As buy-and-hold value investors with a long-term focus, they look for companies with low debt, strong cash-flow generation, high-quality management and a history of dividend hikes. They also try to buy companies when their share prices have been beaten up by an "overly bearish market view," which is why they're welcoming the recent bout of selling.

The firm, which serves high-net-worth individuals and families, has about $550-million under management. Here's a sample of Portfolio Management's current holdings. Remember to do your own due diligence before investing in any security.

Canadian National Railway Co. (CNR)

Aug. 25 price: $71.02, down $1.72

Yield: 1.8 per cent


Weakness in the energy and mining sectors has put the brakes on CN Rail’s stock, which has tumbled about 20 per cent from its February high. But far from losing faith in the stock, Mr. Levine sees the decline as a buying opportunity because, over the long run, he expects a recovery in commodity volumes shipped by “North America’s premier rail operator.” CN is a core holding because of its strong management and long history of dividend growth, and, after the recent pullback, the stock is trading at an attractive multiple of about 15.5 times estimated 2016 earnings.

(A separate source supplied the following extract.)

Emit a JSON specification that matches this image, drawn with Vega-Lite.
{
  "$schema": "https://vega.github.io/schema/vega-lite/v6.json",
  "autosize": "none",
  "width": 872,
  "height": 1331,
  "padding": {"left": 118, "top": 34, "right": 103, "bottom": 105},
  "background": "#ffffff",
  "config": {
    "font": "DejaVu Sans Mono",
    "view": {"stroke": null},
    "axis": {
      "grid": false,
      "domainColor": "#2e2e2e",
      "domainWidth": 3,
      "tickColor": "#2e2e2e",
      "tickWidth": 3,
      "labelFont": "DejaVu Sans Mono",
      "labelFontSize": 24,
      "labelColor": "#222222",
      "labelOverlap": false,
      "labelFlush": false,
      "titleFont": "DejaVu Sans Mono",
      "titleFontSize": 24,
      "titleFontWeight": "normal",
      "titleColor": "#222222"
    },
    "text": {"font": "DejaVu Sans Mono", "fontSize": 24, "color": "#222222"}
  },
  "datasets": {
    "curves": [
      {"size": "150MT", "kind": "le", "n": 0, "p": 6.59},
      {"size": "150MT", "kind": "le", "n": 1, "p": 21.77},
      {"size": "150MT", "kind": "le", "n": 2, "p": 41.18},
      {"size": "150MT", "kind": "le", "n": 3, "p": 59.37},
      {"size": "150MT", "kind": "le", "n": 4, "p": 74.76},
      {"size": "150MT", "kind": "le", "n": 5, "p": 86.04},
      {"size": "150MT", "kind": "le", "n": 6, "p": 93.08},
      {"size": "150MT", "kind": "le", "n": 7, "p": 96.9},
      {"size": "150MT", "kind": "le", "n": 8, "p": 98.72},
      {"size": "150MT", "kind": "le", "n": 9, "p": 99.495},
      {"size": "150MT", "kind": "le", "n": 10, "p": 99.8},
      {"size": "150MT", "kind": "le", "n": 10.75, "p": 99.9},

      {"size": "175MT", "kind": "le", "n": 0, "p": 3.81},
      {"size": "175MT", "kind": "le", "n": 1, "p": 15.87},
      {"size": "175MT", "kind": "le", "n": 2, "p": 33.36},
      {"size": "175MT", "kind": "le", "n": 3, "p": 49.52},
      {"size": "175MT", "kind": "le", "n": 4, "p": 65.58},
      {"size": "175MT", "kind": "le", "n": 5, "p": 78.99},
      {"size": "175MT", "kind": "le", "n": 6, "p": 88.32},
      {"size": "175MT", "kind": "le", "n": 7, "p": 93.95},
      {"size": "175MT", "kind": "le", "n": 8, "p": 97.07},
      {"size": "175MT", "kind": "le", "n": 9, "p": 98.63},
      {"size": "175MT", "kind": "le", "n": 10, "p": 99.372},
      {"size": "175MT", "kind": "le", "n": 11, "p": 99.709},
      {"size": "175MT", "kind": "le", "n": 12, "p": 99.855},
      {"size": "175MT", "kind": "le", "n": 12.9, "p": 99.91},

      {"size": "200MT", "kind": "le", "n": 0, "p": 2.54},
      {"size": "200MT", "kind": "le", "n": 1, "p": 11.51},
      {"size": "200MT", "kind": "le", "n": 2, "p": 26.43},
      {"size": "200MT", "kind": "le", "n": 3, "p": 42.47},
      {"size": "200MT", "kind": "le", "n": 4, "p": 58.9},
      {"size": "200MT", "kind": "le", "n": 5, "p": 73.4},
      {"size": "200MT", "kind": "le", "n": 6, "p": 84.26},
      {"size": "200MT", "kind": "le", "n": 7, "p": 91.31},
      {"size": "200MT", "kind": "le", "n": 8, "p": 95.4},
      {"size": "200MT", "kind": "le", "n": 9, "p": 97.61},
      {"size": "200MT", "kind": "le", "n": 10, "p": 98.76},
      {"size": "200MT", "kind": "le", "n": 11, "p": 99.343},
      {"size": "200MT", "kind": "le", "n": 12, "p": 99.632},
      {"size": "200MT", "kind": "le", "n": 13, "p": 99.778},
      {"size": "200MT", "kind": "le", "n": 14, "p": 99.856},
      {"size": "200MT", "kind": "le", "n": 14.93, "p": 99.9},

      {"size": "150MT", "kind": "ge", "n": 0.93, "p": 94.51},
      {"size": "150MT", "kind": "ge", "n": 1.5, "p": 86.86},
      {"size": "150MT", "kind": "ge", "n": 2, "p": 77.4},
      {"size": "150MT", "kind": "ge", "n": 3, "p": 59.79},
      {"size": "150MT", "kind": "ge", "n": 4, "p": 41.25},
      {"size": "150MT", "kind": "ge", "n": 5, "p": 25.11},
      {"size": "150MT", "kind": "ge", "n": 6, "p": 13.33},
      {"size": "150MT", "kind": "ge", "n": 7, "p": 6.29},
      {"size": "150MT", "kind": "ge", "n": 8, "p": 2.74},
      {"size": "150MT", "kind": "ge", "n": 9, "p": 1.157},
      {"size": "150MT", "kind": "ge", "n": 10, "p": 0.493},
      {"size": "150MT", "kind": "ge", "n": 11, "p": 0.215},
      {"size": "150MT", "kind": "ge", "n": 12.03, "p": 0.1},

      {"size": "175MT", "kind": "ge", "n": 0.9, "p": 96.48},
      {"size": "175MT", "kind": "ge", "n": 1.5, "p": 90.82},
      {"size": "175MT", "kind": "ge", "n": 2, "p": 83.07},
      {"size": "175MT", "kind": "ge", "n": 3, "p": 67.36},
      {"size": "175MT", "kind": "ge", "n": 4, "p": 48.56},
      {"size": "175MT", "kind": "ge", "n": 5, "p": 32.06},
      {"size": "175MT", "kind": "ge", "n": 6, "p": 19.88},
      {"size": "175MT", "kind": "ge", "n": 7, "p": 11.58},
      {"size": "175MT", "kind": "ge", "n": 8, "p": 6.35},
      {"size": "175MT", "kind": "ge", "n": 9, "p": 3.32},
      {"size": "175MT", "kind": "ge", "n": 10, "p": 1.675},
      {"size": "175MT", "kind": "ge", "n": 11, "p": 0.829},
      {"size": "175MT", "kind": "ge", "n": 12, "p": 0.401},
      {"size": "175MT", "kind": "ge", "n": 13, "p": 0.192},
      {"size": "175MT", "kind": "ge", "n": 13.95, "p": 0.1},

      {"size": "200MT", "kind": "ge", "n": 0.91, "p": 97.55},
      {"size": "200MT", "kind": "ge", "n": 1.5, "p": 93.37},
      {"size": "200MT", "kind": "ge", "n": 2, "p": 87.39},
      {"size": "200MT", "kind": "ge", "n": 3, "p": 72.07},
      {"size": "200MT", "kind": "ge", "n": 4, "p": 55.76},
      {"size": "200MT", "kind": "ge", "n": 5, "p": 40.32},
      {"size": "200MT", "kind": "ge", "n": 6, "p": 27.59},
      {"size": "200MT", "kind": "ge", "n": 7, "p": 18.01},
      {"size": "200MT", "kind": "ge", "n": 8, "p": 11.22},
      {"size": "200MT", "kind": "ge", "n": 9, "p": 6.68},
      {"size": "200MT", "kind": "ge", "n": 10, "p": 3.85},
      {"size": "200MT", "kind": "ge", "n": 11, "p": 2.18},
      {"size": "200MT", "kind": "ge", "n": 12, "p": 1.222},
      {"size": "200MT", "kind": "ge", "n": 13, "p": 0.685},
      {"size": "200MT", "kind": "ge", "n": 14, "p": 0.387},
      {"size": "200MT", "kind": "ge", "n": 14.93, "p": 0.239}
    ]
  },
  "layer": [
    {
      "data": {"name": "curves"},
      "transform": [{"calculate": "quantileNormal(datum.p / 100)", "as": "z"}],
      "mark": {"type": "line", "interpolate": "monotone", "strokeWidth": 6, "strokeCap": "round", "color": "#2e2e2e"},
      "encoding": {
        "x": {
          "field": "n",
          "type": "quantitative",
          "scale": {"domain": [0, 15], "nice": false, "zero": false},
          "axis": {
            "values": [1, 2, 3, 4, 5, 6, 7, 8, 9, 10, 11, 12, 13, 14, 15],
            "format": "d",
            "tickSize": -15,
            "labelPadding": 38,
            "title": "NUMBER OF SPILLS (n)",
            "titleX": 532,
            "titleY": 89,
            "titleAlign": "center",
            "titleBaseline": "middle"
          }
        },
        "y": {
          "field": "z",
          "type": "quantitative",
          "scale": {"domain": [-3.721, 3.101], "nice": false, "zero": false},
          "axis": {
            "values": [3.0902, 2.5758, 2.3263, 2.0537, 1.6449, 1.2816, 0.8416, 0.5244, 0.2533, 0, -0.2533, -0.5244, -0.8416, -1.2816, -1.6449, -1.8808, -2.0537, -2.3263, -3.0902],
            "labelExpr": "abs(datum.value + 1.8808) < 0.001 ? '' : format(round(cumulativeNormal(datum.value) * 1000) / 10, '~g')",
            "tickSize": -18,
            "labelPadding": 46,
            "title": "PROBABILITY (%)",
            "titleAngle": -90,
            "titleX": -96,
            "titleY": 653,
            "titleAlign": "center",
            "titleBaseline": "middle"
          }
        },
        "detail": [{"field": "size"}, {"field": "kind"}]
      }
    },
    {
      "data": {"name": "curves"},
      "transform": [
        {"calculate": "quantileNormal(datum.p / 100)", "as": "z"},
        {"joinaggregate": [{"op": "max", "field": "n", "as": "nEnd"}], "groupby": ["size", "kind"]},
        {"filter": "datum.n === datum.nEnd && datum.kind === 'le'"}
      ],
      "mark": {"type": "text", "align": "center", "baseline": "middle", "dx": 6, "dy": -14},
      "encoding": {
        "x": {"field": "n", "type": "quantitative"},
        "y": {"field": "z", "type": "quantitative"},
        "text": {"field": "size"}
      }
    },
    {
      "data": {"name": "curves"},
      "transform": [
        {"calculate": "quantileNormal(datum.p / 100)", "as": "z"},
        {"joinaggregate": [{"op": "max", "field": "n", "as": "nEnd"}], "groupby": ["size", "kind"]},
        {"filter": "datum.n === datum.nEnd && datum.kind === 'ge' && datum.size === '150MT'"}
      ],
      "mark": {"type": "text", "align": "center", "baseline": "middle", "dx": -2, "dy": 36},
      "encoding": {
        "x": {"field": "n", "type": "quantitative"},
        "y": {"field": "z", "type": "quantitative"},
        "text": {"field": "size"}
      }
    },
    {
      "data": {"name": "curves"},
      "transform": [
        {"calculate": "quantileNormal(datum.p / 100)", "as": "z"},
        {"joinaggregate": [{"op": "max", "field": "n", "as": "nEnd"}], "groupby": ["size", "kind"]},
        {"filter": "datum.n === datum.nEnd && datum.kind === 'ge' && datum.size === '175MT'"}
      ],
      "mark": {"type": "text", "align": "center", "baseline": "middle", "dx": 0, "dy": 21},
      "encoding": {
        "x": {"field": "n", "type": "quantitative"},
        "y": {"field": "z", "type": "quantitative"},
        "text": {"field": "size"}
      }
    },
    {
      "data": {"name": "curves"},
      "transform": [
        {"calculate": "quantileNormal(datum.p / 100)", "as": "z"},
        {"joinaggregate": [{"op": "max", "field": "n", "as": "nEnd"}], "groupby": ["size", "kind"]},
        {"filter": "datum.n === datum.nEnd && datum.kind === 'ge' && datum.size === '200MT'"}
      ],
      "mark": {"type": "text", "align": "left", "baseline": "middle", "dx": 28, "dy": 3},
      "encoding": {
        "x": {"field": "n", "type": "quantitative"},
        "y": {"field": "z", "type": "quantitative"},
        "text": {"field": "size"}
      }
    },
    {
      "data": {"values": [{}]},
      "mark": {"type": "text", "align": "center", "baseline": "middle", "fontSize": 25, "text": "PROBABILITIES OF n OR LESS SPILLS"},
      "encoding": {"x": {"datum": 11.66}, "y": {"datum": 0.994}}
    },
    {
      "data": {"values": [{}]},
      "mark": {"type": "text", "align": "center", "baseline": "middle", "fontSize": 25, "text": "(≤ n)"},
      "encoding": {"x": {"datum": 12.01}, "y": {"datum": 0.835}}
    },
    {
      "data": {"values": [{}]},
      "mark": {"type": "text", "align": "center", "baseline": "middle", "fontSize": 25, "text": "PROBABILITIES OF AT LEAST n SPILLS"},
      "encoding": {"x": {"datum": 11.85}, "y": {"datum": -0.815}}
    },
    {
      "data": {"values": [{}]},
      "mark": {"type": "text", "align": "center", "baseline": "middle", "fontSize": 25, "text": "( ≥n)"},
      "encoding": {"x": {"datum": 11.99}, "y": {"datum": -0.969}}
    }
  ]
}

Sun Life Financial Inc (SLF)

Aug. 25 price: $40.12, up 86¢

Yield: 3.8 per cent


In May, Sun Life raised its dividend for the first time since 2008, and Portfolio Management believes there are more increases to come. The insurer is well-diversified geographically, with operations in Canada, the United States, the United Kingdom and Asia, and it stands to benefit if bond yields rise. Moreover, Sun Life’s growing exposure to wealth management – which accounted for 45 per cent of underlying earnings in 2014 – complements the company’s insurance operations. The stock, which trades at just 11.6 times estimated 2015 earnings, “should be attractive for those seeking capital appreciation as well as dividend growth,” Mr. Levine says.





Open Text Corp. (OTC)

Aug. 25 price: $57.75, up $1.38

Yield: 1.8 per cent


Shares of Open Text – a recent addition to Portfolio Management’s accounts – have been hammered by slowing revenue growth, a strong U.S. dollar and the transition of its business software customers to the cloud. But the market is overestimating the company’s challenges, Mr. Levine says. Open Text will continue its growth-through-acquisitions strategy while moving more business to the cloud, although perhaps at a slower pace than investors had expected, he says. The shares, meanwhile, trade at an attractive multiple of about 12.5 times estimated earnings for the current fiscal year. Another positive sign: Since initiating a dividend in 2013, the company has raised its payment twice.





BB&T Corp. (BBT)

Aug. 25 price: $34.78 (U.S.), down 79¢

Yield: 2.9 per cent


Based in North Carolina, BB&T provides financial services including banking, lending, insurance and wealth management. It has a prudent risk-management culture backed up by a solid balance sheet and strong capital levels, Mr. Sissons says. And because of its presence in the U.S. southeast, “the company is well positioned to capture continuing recovery in Florida and neighbouring states that were particularly hard hit during the global financial crisis,” he says. The stock trades at a price-to-earnings multiple of less than 15, and the dividend has grown at a five-year annualized rate of about 12.5 per cent. “BB&T should continuing raising its dividend buoyed by a recovering southeast U.S. economy and higher interest rates,” Mr. Sissons says.





SGS SA (SGSN)

Aug. 25 price: 1,665 Swiss francs ($2,365.86 Canadian)

Yield: 4.1 per cent


Switzerland’s SGS – another recent purchase for the firm – is a global testing and measurement company. Its products are used in industries including energy, food, chemicals and consumer goods to ensure compliance with health, safety and regulatory standards. “SGS is a serial acquirer of small testing companies across the globe,” Mr. Sissons says. “It has a strong balance sheet and typically achieves annual single digit revenue growth.” In addition to raising its dividend at a five-year compounded growth rate of 2.5 per cent, the company has paid eight special dividends since 2003. “SGS is currently on sale due to overly negative concerns around its mining and energy exposure, which investors with longer-term investment time frames should look through,” Mr. Sissons says.